- _Extracted records_:
::::::
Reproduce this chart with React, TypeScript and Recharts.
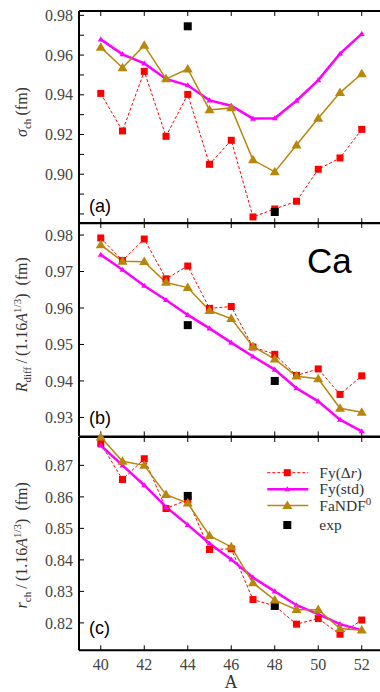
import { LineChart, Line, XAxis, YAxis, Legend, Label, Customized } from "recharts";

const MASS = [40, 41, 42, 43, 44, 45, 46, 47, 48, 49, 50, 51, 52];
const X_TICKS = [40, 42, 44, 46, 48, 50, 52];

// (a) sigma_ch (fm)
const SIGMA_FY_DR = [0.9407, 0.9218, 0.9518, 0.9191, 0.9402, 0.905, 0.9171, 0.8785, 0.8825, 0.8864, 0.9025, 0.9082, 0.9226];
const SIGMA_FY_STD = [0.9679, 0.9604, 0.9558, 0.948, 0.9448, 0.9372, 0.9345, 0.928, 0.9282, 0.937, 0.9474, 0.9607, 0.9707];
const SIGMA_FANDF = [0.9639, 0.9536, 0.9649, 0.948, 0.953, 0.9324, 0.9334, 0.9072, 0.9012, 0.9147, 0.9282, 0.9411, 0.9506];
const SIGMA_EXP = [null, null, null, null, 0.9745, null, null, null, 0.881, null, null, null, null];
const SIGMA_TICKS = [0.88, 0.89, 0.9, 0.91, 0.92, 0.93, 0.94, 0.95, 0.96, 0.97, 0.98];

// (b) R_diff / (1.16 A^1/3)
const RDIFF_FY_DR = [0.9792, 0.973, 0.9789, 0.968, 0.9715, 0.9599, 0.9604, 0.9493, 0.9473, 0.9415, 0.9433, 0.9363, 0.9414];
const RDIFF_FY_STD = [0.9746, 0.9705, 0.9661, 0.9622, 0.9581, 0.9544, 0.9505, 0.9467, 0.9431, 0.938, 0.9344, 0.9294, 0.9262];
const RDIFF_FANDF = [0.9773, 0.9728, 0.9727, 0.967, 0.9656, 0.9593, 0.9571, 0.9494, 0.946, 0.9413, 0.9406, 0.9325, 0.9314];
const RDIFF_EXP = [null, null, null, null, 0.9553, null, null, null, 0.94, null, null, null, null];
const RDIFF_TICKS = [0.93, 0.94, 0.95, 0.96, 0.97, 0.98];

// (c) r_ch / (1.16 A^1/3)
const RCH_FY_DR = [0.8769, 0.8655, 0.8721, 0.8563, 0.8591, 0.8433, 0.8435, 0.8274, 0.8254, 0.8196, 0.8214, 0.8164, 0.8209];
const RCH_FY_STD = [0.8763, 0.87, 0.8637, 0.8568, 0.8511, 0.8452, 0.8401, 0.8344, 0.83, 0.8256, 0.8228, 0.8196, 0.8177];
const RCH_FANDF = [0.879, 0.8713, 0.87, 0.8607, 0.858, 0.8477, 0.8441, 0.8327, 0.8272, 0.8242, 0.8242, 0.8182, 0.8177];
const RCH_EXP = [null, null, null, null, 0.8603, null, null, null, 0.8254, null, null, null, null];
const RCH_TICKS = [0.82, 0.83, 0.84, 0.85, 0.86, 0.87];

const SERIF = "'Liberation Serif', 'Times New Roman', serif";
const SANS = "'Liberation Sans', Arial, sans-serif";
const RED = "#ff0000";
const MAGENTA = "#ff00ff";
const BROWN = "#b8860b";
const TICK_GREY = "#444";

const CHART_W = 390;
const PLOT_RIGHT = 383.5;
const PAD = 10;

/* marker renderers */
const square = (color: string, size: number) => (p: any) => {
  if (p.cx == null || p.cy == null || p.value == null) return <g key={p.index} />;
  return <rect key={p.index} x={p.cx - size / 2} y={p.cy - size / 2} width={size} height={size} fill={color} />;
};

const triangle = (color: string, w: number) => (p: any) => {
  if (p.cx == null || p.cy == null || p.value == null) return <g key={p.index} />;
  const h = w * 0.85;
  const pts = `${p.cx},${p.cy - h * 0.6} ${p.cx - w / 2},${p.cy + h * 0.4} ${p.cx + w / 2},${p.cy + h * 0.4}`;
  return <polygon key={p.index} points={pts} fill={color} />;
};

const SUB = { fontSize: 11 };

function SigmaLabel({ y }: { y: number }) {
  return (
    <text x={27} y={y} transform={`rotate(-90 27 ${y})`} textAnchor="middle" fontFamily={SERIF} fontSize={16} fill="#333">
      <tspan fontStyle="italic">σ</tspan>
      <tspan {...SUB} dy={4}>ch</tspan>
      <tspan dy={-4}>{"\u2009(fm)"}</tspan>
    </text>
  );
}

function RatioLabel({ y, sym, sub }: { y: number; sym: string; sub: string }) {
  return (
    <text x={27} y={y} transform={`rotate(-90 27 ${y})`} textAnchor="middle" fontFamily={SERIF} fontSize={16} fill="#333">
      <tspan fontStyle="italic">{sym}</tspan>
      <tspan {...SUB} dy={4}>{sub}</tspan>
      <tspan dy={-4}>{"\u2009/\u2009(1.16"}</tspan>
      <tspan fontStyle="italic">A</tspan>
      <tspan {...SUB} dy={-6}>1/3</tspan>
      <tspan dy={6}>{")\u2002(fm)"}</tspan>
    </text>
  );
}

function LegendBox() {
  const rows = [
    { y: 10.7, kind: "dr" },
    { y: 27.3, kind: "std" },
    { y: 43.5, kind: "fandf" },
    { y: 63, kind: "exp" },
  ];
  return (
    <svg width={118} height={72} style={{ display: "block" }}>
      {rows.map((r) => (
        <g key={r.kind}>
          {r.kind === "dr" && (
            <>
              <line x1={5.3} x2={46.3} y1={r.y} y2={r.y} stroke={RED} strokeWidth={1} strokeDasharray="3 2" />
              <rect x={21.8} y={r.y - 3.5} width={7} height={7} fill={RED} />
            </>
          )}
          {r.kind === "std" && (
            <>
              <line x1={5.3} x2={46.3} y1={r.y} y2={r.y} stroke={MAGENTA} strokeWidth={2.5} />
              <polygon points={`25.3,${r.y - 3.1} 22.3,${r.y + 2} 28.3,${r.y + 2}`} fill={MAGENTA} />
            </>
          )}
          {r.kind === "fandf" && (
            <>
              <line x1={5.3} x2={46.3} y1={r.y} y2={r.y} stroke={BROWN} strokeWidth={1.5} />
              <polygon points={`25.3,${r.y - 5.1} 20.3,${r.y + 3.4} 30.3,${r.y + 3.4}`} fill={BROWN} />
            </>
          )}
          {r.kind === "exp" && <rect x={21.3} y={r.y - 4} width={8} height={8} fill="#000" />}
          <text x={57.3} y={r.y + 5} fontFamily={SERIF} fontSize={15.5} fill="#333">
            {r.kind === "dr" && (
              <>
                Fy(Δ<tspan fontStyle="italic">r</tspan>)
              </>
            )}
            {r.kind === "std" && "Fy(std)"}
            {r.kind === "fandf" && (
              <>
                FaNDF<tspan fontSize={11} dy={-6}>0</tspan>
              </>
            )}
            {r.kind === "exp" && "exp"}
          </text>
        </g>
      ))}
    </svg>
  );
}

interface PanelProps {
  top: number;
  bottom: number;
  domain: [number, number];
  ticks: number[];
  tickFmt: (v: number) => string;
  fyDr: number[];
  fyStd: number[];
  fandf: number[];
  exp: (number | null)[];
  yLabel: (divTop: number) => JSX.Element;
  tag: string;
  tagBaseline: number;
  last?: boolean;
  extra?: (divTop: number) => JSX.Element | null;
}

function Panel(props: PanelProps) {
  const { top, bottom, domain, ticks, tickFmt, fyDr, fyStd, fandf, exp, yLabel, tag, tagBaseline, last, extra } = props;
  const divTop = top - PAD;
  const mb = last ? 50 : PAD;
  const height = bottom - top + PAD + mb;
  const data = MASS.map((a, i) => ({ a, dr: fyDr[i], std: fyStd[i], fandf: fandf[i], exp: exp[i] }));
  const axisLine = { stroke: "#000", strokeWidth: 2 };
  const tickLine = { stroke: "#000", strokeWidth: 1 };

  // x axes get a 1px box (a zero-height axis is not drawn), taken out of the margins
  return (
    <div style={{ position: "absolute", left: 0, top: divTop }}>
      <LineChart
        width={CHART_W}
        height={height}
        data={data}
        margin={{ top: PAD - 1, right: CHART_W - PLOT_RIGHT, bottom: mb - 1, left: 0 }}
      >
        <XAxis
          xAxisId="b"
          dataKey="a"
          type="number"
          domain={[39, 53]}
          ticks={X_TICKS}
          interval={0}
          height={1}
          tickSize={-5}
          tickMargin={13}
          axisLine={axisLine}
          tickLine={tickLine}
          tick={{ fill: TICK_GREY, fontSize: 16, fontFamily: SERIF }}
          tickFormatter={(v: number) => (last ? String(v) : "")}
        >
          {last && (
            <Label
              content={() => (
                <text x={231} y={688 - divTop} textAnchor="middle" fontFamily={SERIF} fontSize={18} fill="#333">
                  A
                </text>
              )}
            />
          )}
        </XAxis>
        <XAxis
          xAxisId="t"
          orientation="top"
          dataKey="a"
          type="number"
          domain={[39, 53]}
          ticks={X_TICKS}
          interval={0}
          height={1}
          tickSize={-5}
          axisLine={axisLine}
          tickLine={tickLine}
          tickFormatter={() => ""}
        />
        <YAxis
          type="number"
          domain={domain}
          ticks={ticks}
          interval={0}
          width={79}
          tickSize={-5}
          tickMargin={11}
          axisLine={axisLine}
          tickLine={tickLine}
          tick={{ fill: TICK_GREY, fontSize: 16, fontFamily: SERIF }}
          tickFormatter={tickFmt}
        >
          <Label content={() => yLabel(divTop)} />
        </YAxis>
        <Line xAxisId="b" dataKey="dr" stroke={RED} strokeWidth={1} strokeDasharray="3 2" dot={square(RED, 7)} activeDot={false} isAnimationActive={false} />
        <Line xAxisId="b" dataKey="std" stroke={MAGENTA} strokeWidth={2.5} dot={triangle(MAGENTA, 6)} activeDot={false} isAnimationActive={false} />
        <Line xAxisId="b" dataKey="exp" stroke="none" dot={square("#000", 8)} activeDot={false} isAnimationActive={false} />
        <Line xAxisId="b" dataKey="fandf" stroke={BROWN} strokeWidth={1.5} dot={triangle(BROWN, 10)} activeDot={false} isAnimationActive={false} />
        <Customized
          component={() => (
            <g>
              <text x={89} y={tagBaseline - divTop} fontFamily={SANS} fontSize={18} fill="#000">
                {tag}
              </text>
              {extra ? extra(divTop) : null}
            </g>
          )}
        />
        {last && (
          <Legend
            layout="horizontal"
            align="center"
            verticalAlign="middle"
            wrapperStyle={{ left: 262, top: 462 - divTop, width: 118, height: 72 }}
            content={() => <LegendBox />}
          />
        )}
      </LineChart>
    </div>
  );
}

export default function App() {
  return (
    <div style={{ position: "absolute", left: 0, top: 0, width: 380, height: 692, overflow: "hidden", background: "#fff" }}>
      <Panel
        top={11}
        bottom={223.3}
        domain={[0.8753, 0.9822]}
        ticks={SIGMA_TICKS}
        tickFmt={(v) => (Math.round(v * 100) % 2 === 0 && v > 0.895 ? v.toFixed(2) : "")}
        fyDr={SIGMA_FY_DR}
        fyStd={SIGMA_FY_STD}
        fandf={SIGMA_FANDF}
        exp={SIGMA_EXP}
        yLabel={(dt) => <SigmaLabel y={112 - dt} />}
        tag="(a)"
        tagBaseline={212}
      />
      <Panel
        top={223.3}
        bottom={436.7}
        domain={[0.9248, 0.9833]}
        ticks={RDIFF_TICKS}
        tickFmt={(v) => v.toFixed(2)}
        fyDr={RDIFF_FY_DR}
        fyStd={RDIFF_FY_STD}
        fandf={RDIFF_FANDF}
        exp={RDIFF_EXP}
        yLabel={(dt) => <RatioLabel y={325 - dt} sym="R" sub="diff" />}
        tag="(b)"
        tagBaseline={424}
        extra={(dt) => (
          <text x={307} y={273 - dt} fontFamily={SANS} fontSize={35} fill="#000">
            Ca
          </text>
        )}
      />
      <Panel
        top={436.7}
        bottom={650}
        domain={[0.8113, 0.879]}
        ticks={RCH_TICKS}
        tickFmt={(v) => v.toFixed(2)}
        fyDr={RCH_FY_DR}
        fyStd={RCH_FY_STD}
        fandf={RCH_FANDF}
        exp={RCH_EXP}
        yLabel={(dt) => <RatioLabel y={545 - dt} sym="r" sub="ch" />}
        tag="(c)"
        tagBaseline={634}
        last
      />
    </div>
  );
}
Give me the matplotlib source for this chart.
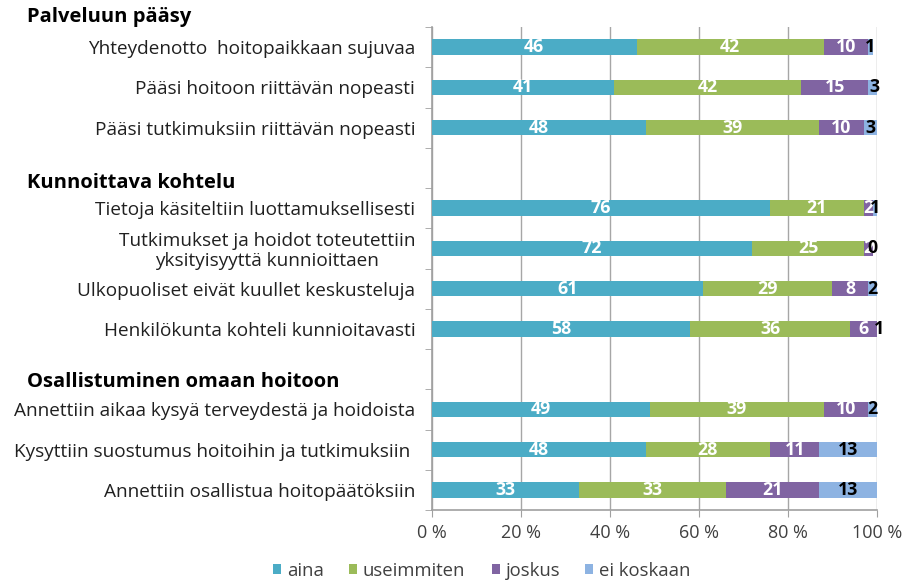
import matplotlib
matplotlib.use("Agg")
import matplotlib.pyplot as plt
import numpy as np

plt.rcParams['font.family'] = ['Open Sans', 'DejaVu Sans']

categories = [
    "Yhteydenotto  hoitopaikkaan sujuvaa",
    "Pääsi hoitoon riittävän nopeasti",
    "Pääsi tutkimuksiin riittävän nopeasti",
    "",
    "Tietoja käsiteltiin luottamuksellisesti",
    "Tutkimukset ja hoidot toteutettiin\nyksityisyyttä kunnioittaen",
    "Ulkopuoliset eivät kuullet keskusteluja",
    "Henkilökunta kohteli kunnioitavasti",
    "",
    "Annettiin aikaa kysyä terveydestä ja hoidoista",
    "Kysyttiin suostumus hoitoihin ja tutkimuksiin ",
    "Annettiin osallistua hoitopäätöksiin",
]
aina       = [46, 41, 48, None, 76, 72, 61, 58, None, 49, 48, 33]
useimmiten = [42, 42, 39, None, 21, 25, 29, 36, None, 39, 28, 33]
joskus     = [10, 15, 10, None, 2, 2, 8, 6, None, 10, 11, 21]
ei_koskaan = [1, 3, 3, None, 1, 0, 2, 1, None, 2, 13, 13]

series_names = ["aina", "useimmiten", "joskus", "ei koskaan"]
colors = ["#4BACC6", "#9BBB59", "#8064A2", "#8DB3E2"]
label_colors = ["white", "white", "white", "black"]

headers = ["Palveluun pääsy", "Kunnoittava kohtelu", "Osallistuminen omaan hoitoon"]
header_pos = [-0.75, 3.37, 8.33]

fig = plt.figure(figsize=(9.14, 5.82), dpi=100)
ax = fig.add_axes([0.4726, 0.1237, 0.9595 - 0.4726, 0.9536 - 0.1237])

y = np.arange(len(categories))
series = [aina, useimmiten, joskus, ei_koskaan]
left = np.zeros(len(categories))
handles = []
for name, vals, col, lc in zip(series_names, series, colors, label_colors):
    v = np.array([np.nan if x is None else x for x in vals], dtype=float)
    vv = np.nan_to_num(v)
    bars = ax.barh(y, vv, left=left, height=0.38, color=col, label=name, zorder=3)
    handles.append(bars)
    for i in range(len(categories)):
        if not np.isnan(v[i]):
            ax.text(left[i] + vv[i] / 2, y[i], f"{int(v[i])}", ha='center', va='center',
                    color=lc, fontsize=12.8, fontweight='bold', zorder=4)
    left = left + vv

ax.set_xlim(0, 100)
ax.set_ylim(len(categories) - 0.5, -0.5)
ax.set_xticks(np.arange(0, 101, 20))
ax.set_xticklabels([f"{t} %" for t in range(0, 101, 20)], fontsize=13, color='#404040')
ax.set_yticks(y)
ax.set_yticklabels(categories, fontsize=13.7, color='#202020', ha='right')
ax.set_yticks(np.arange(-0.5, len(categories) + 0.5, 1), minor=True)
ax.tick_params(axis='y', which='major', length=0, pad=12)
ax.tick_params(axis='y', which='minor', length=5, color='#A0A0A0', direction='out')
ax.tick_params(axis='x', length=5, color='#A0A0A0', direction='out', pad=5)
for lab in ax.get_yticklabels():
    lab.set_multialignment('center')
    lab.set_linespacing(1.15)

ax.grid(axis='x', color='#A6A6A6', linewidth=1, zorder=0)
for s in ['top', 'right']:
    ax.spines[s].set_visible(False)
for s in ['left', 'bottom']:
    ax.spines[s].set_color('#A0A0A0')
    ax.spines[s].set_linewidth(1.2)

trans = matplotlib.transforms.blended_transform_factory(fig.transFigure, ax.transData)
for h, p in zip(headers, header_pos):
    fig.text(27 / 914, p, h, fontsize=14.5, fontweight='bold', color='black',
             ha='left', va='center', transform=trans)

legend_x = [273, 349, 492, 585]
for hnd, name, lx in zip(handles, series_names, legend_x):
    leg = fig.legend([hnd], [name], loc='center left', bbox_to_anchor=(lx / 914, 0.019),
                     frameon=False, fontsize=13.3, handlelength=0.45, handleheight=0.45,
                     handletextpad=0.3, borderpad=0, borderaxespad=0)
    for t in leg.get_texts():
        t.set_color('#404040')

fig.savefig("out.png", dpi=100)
::::::
- _Task to complete_: Look at the listing and set down only the lines from its start through the line with "const X_TICKS = [40, 42, 44, 46, 48, 50, 52];", word for word and without pictures.

- _Result for this task_:
Reproduce this chart with React, TypeScript and Recharts.
import { LineChart, Line, XAxis, YAxis, Legend, Label, Customized } from "recharts";

const MASS = [40, 41, 42, 43, 44, 45, 46, 47, 48, 49, 50, 51, 52];
const X_TICKS = [40, 42, 44, 46, 48, 50, 52];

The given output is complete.